As a college professor people stare at me all the time, and when I am talking or about to talk, it truly doesn’t bother me. But often, especially on the first day of class before the lecture starts, they just sit there and stare at me. I suppose they’re sizing me up: do I look mean, aggravated, am I an easy A or a piping bastard? But as I watched the years roll past and students have come and gone, they don’t stare as much. Part of it is because they’re looking at their phones; part of it is because the latest vacuous zombie-obsessed generation doesn’t make eye contact at all, I mean, you know, like, ever?
Some people look, some stare, some have a gander, some a look-see, people peak, they glimpse, behold, gaze, and leer; they survey, observe, give the once-over, and keep watch.
Look, I am not so self-conscious that I care what people think when they scrutinize. I just prefer they get their timing down. Personally, I don’t ever want to stop staring. There is too much to see, too many faces to commit to memory. I’m glad I stared a long time at my father’s face, my grandmother’s eyes. I can recall them now upon demand. I can still see a friend’s brown eyes one spring day nearing some gardens where we worked. I can still see another friend’s blue eyes, I mean blue, over chocolate cake. The old axiom is that a person’s eyes are windows to their soul, but I think they’re transoms to my own life, my own fears and loves and longings.

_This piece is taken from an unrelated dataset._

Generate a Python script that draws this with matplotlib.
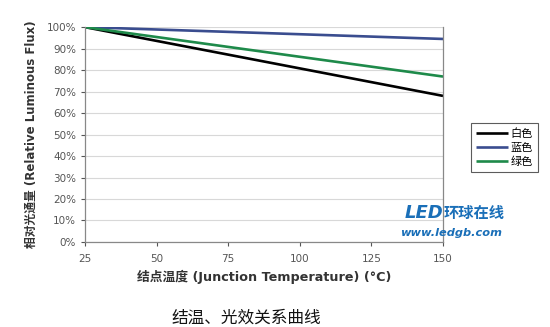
import matplotlib
matplotlib.use("Agg")
import matplotlib.pyplot as plt

plt.rcParams['font.family'] = ['DejaVu Sans', 'Noto Sans CJK SC']

temps = [25, 50, 75, 100, 125, 150]
white = [100, 93.6, 87.2, 80.8, 74.4, 68.0]
blue = [100, 98.9, 97.8, 96.7, 95.6, 94.5]
green = [100, 95.4, 90.8, 86.2, 81.6, 77.0]
series_names = ['白色', '蓝色', '绿色']
colors = ['#000000', '#3a4d8f', '#1e8a4a']
yticks = list(range(0, 101, 10))

fig = plt.figure(figsize=(5.5, 3.27), dpi=100)
ax = fig.add_axes([0.1545, 0.26, 0.651, 0.657])

for vals, name, c in zip([white, blue, green], series_names, colors):
    ax.plot(temps, vals, color=c, lw=1.9, label=name, solid_capstyle='butt')

ax.set_xlim(25, 150)
ax.set_ylim(0, 100)
ax.set_xticks(temps)
ax.set_yticks(yticks)
ax.set_yticklabels([f'{v}%' for v in yticks])
ax.yaxis.grid(True, color='#d8d8d8', lw=0.8)
ax.set_axisbelow(True)
ax.tick_params(labelsize=7.5, colors='#555555', length=3, width=0.8)
ax.tick_params(axis='x', pad=6)
for s in ['left', 'bottom', 'right']:
    ax.spines[s].set_color('#888888')
    ax.spines[s].set_linewidth(0.9)
ax.spines['top'].set_visible(False)

ax.set_xlabel('结点温度 (Junction Temperature) (°C)', fontsize=9.2,
              fontweight='bold', color='#333333', labelpad=4)
ax.set_ylabel('相对光通量 (Relative Luminous Flux)', fontsize=8.5,
              fontweight='bold', color='#333333', labelpad=6)

leg = fig.legend(loc='upper left', bbox_to_anchor=(0.846, 0.64),
                 frameon=True, fancybox=False, handlelength=2.9,
                 handletextpad=0.2, borderpad=0.45, labelspacing=0.35,
                 prop={'family': ['Noto Sans CJK SC'], 'size': 8})
leg.get_frame().set_edgecolor('#333333')
leg.get_frame().set_linewidth(0.8)

# logo text inside the plot
fig.text(0.736, 0.333, 'LED', fontsize=13, fontweight='bold', style='italic',
         color='#1a6fb8')
fig.text(0.806, 0.333, '环球在线', fontsize=11, fontweight='bold', color='#1a6fb8',
         family=['Noto Sans CJK SC'])
fig.text(0.727, 0.278, 'www.ledgb.com', fontsize=8.2, fontweight='bold', style='italic',
         color='#1a6fb8')

fig.text(0.447, 0.012, '结温、光效关系曲线', fontsize=12, ha='center',
         family=['Noto Sans CJK SC'], color='#111111')

fig.savefig('out.png', dpi=100)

“Look at people,” my mother said. Absolutely. Like the time a college friend, Lori Baum, and I were at the mall when we saw an old professor from the classics department, where she worked. His wife stopped him and straightened his tie, and when she was done, she pat his chest, and his eyes opened wide and he smiled so that I remember it now, forty years on. Lori grabbed my arm and said, “Did you see his eyes?!?” I did. I still do.
The time two friends from high school whom I hadn’t seen in thirty five years showed up at a reading, and when I looked out across my pages and saw their eyes, I felt seventeen, instantly.
I sit in the room before class and not only is no one making eye contact, they’re not even talking. Everyone—I mean everyone—spends those pre-lecture moments on their phones, and I wonder who is sitting next to someone that might change their life, change their plans for the weekend. It just might be the easiest thing we can do to bring peace wherever we go—to look into someone’s eyes.
Hang on: This is science here:
When you look someone directly in the eyes, their body produces a chemical called phenylethylamine. This wonder drug we can generate with a blink acts as a central nervous system stimulant, it stimulates the mind enough to encourage us to try new things and is a wonder-element at lifting us out of depression.
It does not, however, raise the dead, no matter how long you stare.
I wish, oh, I wish I had made more eye contact, held the stare a bit longer, let go a little sooner, maybe understood better that, as Einstein said, he who can no longer pause in wonder and stand rapt in awe is as good as dead; his eyes are closed.